Tuesday, April 09, 2019

Children, the Justice System & the Quakers



Yesterday I wrote about the interview on CBC Radio's The Sunday Edition with former Canadian General Romeo Dallaire about Rwanda, 25 years past. Well, here I go again with another segment from the same program.

The Quaker's have done a study of the children of those incarcerated by the Canadian justice system. They conclude that children are almost never considered when those convicted of crimes are sentenced and that pets get more consideration than kids. 

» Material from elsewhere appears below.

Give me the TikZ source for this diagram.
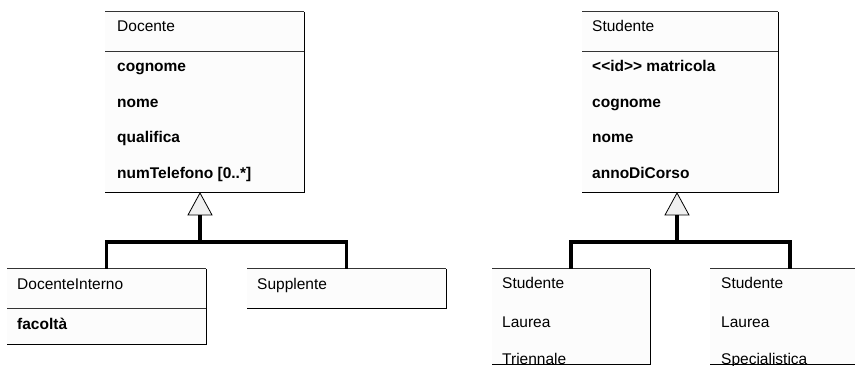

According to the 1989 United Nations Convention of the Rights of the Child, the best interests of the child should be a primary consideration in all actions concerning children, including in courts of law. But when adults are sent to jail their children tend to be invisible. The lawyer with the Society of Friends who led the study, Verena Tan, says that "when we think about people who are being sentenced or incarcerated people ... we very rarely think about their families or their children." This affects the future of the children themselves, as well as women who are sentenced. While mothers are often principle caregivers and 70% of women in prison are parents there is little consideration given to these essential relationships.

As someone who did a chaplaincy internship in a federal prison I must admit that I never considered whether the inmates I worked with were parents. Ruth, my wife, had much more awareness of these issues, first as a crisis counsellor in a women's shelter, then as a court reporter in the justice system. 


Tan believes considering children's interests at sentencing could have far-reaching effects.
It's as though society is determined to stack the deck against children who live in poverty or distress. "These are children, and they will be people that we will interact with in our communities. What do we want in our communities?" she said. "We want people who are safe and healed. We don't want people who are struggling and facing a number of problems throughout their lives."

I applaud the Quakers for bringing this reality to light. Tan says her report, Considering the Best Interests of the Child When Sentencing Parents in Canada comes out of a long Quaker tradition of pushing for prison reform and prison abolition. The term "penitentiary" comes out that Quaker commitment to provide better prisons in the 19th century in which inmates might be reformed and "penitent" although their methods in that era were harsh by our standards today. 

Any comments about this hidden world?